C'est dans ce cadre que la direction a décidé d'engager une enquête interne lors de votre retour dans l'entreprise le 1er août 2017 (vous étiez absent depuis le 1er août 2016) afin de déterminer ou non l'existence d'une situation de harcèlement.
Conformément aux dispositions légales en vigueur, la direction a diligenté l'enquête en collaboration avec le CHSCT de l'établissement Servair Réunion. À cet effet, l'instance a été invitée à se réunir le 8 août 2017 afin d'informer les membres sur l'ouverture d'une enquête.
Lors de cette réunion, la direction a précisé que des mesures devaient être prises au titre de la préservation de la santé et de la sécurité des salariés de l'établissement. C'est dans cet objectif et afin de vous assurer un retour serein et apaisé dans l'entreprise que nous vous avons proposé un repositionnement exceptionnel et temporaire au "service production" avec maintien de votre rémunération ; proposition que vous avez acceptée.
Il a également été précisé lors de la réunion CHSCT que la direction recevrait individuellement les salariés concernés par les faits que vous nous avez rapportés afin de recueillir les positions de chacun.
C'est dans le cadre de ces auditions que nous avons pris connaissance des faits qui vous sont reprochés et qui vous ont été précisés lors de l'entretien du 4 octobre 2017.
Lors des auditions avec les salariés, nous avons eu connaissance de votre comportement agressif au travail à l'égard de vos collègues.
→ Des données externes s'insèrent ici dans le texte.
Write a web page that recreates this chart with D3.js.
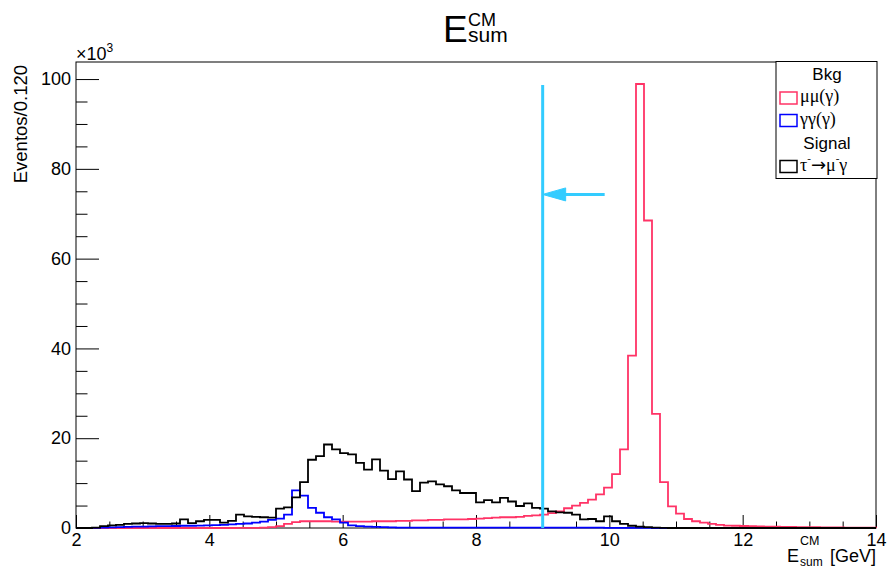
<!DOCTYPE html>
<html>
<head>
<meta charset="utf-8">
<script src="https://cdn.jsdelivr.net/npm/d3@7"></script>
<style>
  body { margin: 0; background: #fff; }
  text { font-family: "Liberation Sans", Arial, sans-serif; }
  .greek { font-family: "Liberation Serif", "Times New Roman", serif; }
</style>
</head>
<body>
<div id="chart"></div>
<script>
// histogram binning: 100 bins of 0.120 GeV from 2 to 14
const binLow = 2;
const binWidth = 0.12;

// counts per bin, in units of 10^3 events
const mumuGamma = [
  0, 0, 0, 0, 0, 0, 0, 0, 0, 0,
  0, 0, 0, 0, 0, 0, 0, 0, 0, 0,
  0.02, 0.03, 0.05, 0.1, 0.2, 0.4, 0.9, 1.3, 1.5, 1.5,
  1.5, 1.5, 1.4, 1.4, 1.4, 1.4, 1.4, 1.5, 1.5, 1.5,
  1.6, 1.6, 1.7, 1.7, 1.8, 1.8, 1.9, 1.9, 1.9, 2.0,
  2.1, 2.2, 2.3, 2.4, 2.4, 2.5, 2.7, 2.8, 3.0, 3.3,
  3.7, 4.4, 5.0, 5.6, 6.3, 7.5, 9.0, 12.0, 17.5, 38.4,
  98.9, 68.5, 25.4, 10.2, 4.8, 3.2, 2.0, 1.5, 1.2, 0.9,
  0.7, 0.55, 0.5, 0.45, 0.4, 0.35, 0.3, 0.3, 0.25, 0.25,
  0.2, 0.2, 0.2, 0.15, 0.15, 0.15, 0.1, 0.1, 0.1, 0.1
];
const gammaGamma = [
  0, 0, 0.05, 0.1, 0.15, 0.2, 0.25, 0.3, 0.3, 0.35,
  0.4, 0.4, 0.45, 0.5, 0.5, 0.55, 0.6, 0.65, 0.7, 0.8,
  0.9, 1.0, 1.2, 1.4, 1.8, 2.1, 3.0, 8.4, 7.2, 4.5,
  3.4, 2.4, 1.9, 1.2, 0.6, 0.4, 0.3, 0.25, 0.2, 0.15,
  0.1, 0.1, 0.1, 0.1, 0.1, 0.1, 0.1, 0.1, 0.1, 0.1,
  0.1, 0.1, 0.1, 0.1, 0.1, 0.1, 0.1, 0.1, 0.1, 0.1,
  0.1, 0.1, 0.1, 0.1, 0.1, 0.1, 0.05, 0.05, 0.05, 0.05,
  0.05, 0.05, 0, 0, 0, 0, 0, 0, 0, 0,
  0, 0, 0, 0, 0, 0, 0, 0, 0, 0,
  0, 0, 0, 0, 0, 0, 0, 0, 0, 0
];
const tauMuGamma = [
  0, 0, 0.1, 0.4, 0.6, 0.7, 0.9, 1.0, 1.1, 1.0,
  0.9, 0.9, 1.0, 1.9, 1.1, 1.5, 1.8, 1.8, 1.2, 1.6,
  3.0, 2.6, 2.5, 2.4, 2.3, 4.3, 4.6, 6.8, 10.2, 15.2,
  16.0, 18.6, 17.5, 16.7, 16.4, 14.5, 13.0, 15.3, 12.8, 10.9,
  12.6, 10.8, 8.2, 10.1, 10.4, 9.7, 9.3, 8.4, 7.8, 7.8,
  5.7, 6.2, 5.7, 6.7, 5.9, 4.9, 5.5, 4.5, 4.3, 3.7,
  3.5, 3.4, 3.0, 1.9, 2.0, 1.5, 2.6, 1.5, 0.9, 0.5,
  0.3, 0.2, 0.1, 0.05, 0, 0, 0, 0, 0, 0,
  0, 0, 0, 0, 0, 0, 0, 0, 0, 0,
  0, 0, 0, 0, 0, 0, 0, 0, 0, 0
];

const xTicks = [2, 4, 6, 8, 10, 12, 14];
const yTicks = [0, 20, 40, 60, 80, 100];

// cut line and arrow
const cutValue = 9.0;
const cutTop = 98.7;
const arrowFrom = 9.93;
const arrowLevel = 74.3;

const width = 888, height = 581;
const frame = { left: 76, right: 876, top: 62, bottom: 528 };

const svg = d3.select("#chart").append("svg")
  .attr("width", width)
  .attr("height", height);

const x = d3.scaleLinear().domain([2, 14]).range([frame.left, frame.right]);
const y = d3.scaleLinear().domain([0, 103.8]).range([frame.bottom, frame.top]);

// frame
svg.append("rect")
  .attr("x", frame.left).attr("y", frame.top)
  .attr("width", frame.right - frame.left)
  .attr("height", frame.bottom - frame.top)
  .attr("fill", "none").attr("stroke", "#000").attr("stroke-width", 1);

// x axis, major + minor ticks pointing inside
const xMinor = d3.range(2, 14.01, 0.5).filter(v => !xTicks.includes(v));
svg.append("g")
  .attr("transform", `translate(0,${frame.bottom})`)
  .call(d3.axisBottom(x).tickValues(xMinor).tickSize(-6.5).tickFormat(""))
  .call(g => g.select(".domain").remove());
svg.append("g")
  .attr("transform", `translate(0,${frame.bottom})`)
  .call(d3.axisBottom(x).tickValues(xTicks).tickSize(-13).tickPadding(5))
  .call(g => g.select(".domain").remove())
  .call(g => g.selectAll("text").attr("font-size", 18).attr("fill", "#000")
    .style("font-family", "'Liberation Sans', Arial, sans-serif"));

// y axis
const yMinor = d3.range(0, 101, 5).filter(v => !yTicks.includes(v));
svg.append("g")
  .attr("transform", `translate(${frame.left},0)`)
  .call(d3.axisLeft(y).tickValues(yMinor).tickSize(-11.5).tickFormat(""))
  .call(g => g.select(".domain").remove());
svg.append("g")
  .attr("transform", `translate(${frame.left},0)`)
  .call(d3.axisLeft(y).tickValues(yTicks).tickSize(-23).tickPadding(5))
  .call(g => g.select(".domain").remove())
  .call(g => g.selectAll("text").attr("font-size", 18).attr("fill", "#000")
    .style("font-family", "'Liberation Sans', Arial, sans-serif"));
svg.selectAll(".tick line").attr("stroke", "#000").attr("stroke-width", 1);

// x10^3 multiplier
const mult = svg.append("text").attr("x", 76).attr("y", 60).attr("font-size", 18);
mult.append("tspan").text("\u00d710");
mult.append("tspan").attr("font-size", 12).attr("dy", -8).text("3");

// histograms as step outlines
function stepPoints(vals) {
  const pts = [[binLow, 0]];
  vals.forEach((v, i) => {
    const x0 = binLow + i * binWidth;
    pts.push([x0, v], [x0 + binWidth, v]);
  });
  pts.push([binLow + vals.length * binWidth, 0]);
  return pts;
}
const line = d3.line().x(d => x(d[0])).y(d => y(d[1]));

const series = [
  { name: "mumu", values: mumuGamma, color: "#ff3366" },
  { name: "gg", values: gammaGamma, color: "#0000ff" },
  { name: "sig", values: tauMuGamma, color: "#000000" }
];
svg.append("g").selectAll("path")
  .data(series)
  .join("path")
  .attr("d", d => line(stepPoints(d.values)))
  .attr("fill", "none")
  .attr("stroke", d => d.color)
  .attr("stroke-width", 1.8)
  .attr("stroke-linejoin", "miter");

// cut line + arrow
const cyan = "#33ccff";
svg.append("line")
  .attr("x1", x(cutValue)).attr("x2", x(cutValue))
  .attr("y1", y(cutTop)).attr("y2", y(0))
  .attr("stroke", cyan).attr("stroke-width", 3);
svg.append("line")
  .attr("x1", x(arrowFrom)).attr("x2", x(cutValue) + 20)
  .attr("y1", y(arrowLevel)).attr("y2", y(arrowLevel))
  .attr("stroke", cyan).attr("stroke-width", 3);
const ax = x(cutValue), ay = y(arrowLevel);
svg.append("path")
  .attr("d", `M${ax},${ay}L${ax + 23},${ay - 6.5}L${ax + 23},${ay + 6.5}Z`)
  .attr("fill", cyan).attr("stroke", cyan).attr("stroke-width", 1);

// title (one text element with super/subscript tspans)
const title = svg.append("text").attr("x", 443).attr("y", 42);
title.append("tspan").attr("font-size", 37).text("E");
title.append("tspan").attr("x", 468).attr("y", 26).attr("font-size", 18).text("CM");
title.append("tspan").attr("x", 468).attr("y", 42).attr("font-size", 21).text("sum");

// x axis title
const xt = svg.append("text").attr("x", 787).attr("y", 562).attr("font-size", 18);
xt.append("tspan").text("E");
xt.append("tspan").attr("x", 800).attr("y", 545).attr("font-size", 12.5).text("CM");
xt.append("tspan").attr("x", 800).attr("y", 566).attr("font-size", 12).text("sum");
xt.append("tspan").attr("x", 876).attr("y", 562).attr("text-anchor", "end").text("[GeV]");

// y axis title
svg.append("text")
  .attr("transform", "translate(27,65) rotate(-90)")
  .attr("text-anchor", "end")
  .attr("font-size", 18.5)
  .text("Eventos/0.120");

// legend
const lg = svg.append("g");
lg.append("rect")
  .attr("x", 776).attr("y", 61.5).attr("width", 101).attr("height", 117)
  .attr("fill", "#fff").attr("stroke", "#000").attr("stroke-width", 1);
lg.append("text").attr("x", 827).attr("y", 80).attr("font-size", 17)
  .attr("text-anchor", "middle").text("Bkg");
lg.append("text").attr("x", 827).attr("y", 149).attr("font-size", 17)
  .attr("text-anchor", "middle").text("Signal");

const entries = [
  { color: "#ff3366", y: 92 },
  { color: "#0000ff", y: 114.5 },
  { color: "#000000", y: 160.5 }
];
lg.selectAll("rect.sym").data(entries).join("rect")
  .attr("class", "sym")
  .attr("x", 780).attr("y", d => d.y)
  .attr("width", 17).attr("height", 12)
  .attr("fill", "none").attr("stroke", d => d.color).attr("stroke-width", 1.5);

lg.append("text").attr("class", "greek").attr("x", 800).attr("y", 102)
  .attr("font-size", 18).text("\u03bc\u03bc(\u03b3)");
lg.append("text").attr("class", "greek").attr("x", 800).attr("y", 125)
  .attr("font-size", 18).text("\u03b3\u03b3(\u03b3)");
const tau = lg.append("text").attr("class", "greek").attr("x", 800).attr("y", 171)
  .attr("font-size", 18);
tau.append("tspan").text("\u03c4");
tau.append("tspan").attr("font-size", 11).attr("dy", -9).text("-");
tau.append("tspan").attr("dy", 9).attr("font-family", "DejaVu Sans")
  .attr("font-size", 18).text("\u2192");
tau.append("tspan").text("\u03bc");
tau.append("tspan").attr("font-size", 11).attr("dy", -9).text("-");
tau.append("tspan").attr("dy", 9).text("\u03b3");
</script>
</body>
</html>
En effet, nous avons appris que vous aviez, à plusieurs reprises insulté vos collègues ("Allé fait bourre à ou" notamment) et proféré des menaces à leur égard.
Votre attitude agressive a engendré de graves répercussions sur la santé mentale des salariés et a dégradé les conditions et l'atmosphère de travail de vos collègues. En raison de votre comportement, vos collègues ont un sentiment d'insécurité et d'intimidation.
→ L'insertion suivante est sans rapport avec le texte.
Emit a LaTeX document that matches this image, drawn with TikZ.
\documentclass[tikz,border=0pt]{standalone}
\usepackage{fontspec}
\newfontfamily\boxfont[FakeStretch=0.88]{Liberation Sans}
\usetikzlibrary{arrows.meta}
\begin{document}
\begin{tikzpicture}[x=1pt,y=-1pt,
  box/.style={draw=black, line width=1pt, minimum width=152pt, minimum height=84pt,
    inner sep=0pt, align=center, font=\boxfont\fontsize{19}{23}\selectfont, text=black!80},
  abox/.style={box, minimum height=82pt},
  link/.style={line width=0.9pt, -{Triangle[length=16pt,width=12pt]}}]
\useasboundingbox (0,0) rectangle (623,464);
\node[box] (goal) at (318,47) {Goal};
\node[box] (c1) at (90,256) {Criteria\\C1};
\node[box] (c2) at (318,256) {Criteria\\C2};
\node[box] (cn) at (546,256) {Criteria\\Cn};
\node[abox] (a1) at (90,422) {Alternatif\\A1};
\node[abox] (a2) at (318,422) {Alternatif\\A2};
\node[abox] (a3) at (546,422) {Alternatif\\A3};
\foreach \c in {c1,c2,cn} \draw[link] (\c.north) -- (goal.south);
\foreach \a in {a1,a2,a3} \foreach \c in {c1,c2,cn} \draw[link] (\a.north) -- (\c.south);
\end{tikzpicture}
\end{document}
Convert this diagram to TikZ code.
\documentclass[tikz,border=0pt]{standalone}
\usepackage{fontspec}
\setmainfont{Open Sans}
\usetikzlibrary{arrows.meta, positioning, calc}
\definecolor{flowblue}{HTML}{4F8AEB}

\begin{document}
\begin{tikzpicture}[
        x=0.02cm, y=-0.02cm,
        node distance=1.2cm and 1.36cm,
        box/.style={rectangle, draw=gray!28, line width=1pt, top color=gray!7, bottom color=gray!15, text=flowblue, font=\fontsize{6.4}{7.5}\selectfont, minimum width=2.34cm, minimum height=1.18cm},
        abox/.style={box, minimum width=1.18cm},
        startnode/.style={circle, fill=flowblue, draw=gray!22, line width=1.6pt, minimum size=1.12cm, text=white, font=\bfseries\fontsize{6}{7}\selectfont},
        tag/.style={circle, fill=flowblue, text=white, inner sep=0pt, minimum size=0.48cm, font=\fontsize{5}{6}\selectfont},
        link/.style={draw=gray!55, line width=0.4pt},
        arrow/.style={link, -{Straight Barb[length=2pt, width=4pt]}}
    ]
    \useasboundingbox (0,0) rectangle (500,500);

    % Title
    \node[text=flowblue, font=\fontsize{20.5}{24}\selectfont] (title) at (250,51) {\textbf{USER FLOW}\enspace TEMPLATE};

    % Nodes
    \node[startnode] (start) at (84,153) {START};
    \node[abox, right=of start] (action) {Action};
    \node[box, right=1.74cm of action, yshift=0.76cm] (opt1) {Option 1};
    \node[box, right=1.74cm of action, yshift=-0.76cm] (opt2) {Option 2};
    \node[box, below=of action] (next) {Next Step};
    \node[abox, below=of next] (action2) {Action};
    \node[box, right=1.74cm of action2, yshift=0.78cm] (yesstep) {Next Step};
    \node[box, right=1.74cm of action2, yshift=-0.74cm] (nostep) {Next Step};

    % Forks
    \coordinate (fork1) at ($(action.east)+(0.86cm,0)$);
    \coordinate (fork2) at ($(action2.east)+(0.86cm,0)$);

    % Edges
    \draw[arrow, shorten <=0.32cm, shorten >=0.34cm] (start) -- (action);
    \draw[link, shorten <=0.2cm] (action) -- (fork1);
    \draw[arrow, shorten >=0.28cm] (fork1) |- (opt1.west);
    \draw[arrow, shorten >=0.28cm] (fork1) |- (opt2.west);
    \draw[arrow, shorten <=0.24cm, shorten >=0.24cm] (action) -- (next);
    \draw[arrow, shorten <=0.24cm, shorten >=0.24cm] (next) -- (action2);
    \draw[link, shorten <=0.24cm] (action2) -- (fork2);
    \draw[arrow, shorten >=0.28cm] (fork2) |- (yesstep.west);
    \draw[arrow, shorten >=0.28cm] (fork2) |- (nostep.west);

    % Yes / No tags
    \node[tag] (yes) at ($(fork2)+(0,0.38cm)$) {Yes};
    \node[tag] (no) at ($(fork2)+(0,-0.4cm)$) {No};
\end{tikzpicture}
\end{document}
En outre vous avez, de manière réitérée refusé d'exécuter votre prestation de travail. En effet, vous avez fait preuve d'insubordination à l'égard de votre responsable hiérarchique en refusant d'exercer les missions qui vous étaient confiées et d'appliquer les consignes données. Or, vous n'êtes pas sans savoir que vous êtes tenu d'exécuter les instructions qui vous sont données. Nous vous rappelons que vos obligations contractuelles vous contraignent à exécuter le travail prévu par votre contrat de travail, et à respecter les règles et consignes applicables à votre service.
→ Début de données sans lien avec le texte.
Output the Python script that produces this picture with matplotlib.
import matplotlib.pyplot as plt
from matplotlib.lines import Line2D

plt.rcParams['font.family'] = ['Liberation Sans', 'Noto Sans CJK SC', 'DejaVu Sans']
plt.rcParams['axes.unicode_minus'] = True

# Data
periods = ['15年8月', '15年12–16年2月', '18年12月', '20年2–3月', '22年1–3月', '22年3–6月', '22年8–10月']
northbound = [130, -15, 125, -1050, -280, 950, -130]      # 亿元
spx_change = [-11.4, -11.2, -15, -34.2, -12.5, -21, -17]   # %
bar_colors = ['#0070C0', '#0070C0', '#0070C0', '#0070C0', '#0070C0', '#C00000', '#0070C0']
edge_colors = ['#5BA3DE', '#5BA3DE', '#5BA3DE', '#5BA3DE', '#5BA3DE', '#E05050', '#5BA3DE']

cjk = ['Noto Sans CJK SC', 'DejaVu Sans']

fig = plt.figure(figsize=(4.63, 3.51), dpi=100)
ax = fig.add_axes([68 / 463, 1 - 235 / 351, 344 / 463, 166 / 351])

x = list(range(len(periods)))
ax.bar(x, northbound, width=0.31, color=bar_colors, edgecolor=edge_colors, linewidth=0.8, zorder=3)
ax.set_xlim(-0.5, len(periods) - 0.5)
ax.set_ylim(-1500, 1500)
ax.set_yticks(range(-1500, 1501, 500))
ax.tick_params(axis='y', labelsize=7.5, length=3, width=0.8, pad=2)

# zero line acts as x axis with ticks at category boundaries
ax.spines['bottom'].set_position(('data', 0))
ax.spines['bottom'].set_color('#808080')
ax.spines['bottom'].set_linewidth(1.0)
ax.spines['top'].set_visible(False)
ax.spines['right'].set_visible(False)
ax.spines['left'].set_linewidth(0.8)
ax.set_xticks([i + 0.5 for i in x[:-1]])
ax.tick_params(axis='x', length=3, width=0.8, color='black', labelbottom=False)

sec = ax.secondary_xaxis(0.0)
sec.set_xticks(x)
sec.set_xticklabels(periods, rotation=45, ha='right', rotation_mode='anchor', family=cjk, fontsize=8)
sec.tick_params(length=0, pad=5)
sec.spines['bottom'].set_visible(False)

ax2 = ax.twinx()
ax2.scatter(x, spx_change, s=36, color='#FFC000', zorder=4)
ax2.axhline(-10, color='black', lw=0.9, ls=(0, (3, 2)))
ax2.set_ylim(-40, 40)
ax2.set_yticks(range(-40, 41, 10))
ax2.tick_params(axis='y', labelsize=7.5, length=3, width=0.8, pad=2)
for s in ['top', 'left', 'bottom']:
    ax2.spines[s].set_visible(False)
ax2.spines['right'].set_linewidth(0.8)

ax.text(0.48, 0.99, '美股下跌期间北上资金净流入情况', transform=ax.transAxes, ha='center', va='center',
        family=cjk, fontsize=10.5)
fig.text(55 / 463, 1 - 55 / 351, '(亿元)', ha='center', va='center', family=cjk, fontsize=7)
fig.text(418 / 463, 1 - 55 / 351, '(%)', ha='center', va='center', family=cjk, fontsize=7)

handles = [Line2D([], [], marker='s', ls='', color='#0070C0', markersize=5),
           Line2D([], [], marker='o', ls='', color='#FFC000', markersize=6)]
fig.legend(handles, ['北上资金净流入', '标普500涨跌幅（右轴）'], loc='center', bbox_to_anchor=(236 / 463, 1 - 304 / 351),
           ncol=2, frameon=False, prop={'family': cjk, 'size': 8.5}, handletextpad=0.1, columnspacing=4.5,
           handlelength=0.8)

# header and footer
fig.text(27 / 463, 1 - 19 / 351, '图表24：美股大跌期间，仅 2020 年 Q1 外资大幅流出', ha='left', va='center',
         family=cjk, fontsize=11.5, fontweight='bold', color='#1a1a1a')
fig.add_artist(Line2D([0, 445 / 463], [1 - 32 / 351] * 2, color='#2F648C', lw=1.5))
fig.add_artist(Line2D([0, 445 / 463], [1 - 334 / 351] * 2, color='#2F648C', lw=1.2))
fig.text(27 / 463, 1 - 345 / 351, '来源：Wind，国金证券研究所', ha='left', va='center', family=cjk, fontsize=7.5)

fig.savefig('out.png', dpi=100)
Les faits tels qu'énoncées précédemment sont inacceptables. Ils sont d'autant plus graves que vous ne pouvez ignorer que votre activité professionnelle (conduite des camions poids-lourd - travail en hauteur) nécessite l'exercice de vos missions en équipe, en collaboration avec les salariés de votre service. En effet, votre attitude et les faits qui vous sont reprochés contreviennent à vos obligations contractuelles, aux règles de la collectivité, aux dispositions du règlement intérieur de l'établissement, et sont ainsi incompatibles avec le bon fonctionnement de l'entreprise et la garantie d'assurer la sécurité et la santé de chacun. Nous ne pouvons tolérer de tels agissements dans notre entreprise.
En conséquence, nous vous notifions par la présente votre licenciement pour cause réelle et sérieuse pour les motifs suivants : refus de tâches, insubordination et comportement agressif. ['] » ;
Attendu qu'il en résulte que le licenciement de M. [F] a été prononcé pour refus d'accomplir les tâches qui lui étaient confiées, insubordination et comportement agressif mais pas, contrairement à ce qu'ont retenu les premiers juges, pour dénonciation d'un harcèlement moral, le simple rappel, dans les quatrième et cinquième paragraphes de la lettre de licenciement, du fait que M. [F] avait informé son employeur de ce qu'il estimait être victime de faits constitutifs d'un harcèlement moral n'érigeant pas cette circonstance en grief invoqué par la société pour justifier le licenciement de M. [F] ; qu'il suit de là que ce licenciement n'était pas fondé sur la dénonciation d'un harcèlement moral en sorte que M. [F] disposait d'un délai de 12 mois pour contester son licenciement, prononcé le 18 octobre 2017 ;
Or, attendu qu'il a saisi le conseil de prud'hommes par requête enregistrée le 29 janvier 2020 ; que son action est donc irrecevable comme prescrite et que le jugement sera infirmé en toutes ses dispositions ;
PAR CES MOTIFS :
La cour,
Statuant publiquement, contradictoirement,
Infirme en toutes ses dispositions le jugement rendu le 9 juillet 2021 par le conseil de prud'hommes de Saint-Denis-de-la-Réunion ;
Statuant à nouveau,
Déclare irrecevables comme prescrites les demandes de M. [F] ;
Vu l'
article 700 du code de procédure civile🏛,
Condamne M. [F] à payer à la SA Servair la somme de 2 000 euros à titre d'indemnité pour frais non répétibles d'instance ;
Condamne M. [F] aux dépens de première instance et d'appel.
Le présent arrêt a été signé par M. Lacour, président, et par Mme Grondin, greffière, à laquelle la minute de la décision a été remise par le magistrat signataire.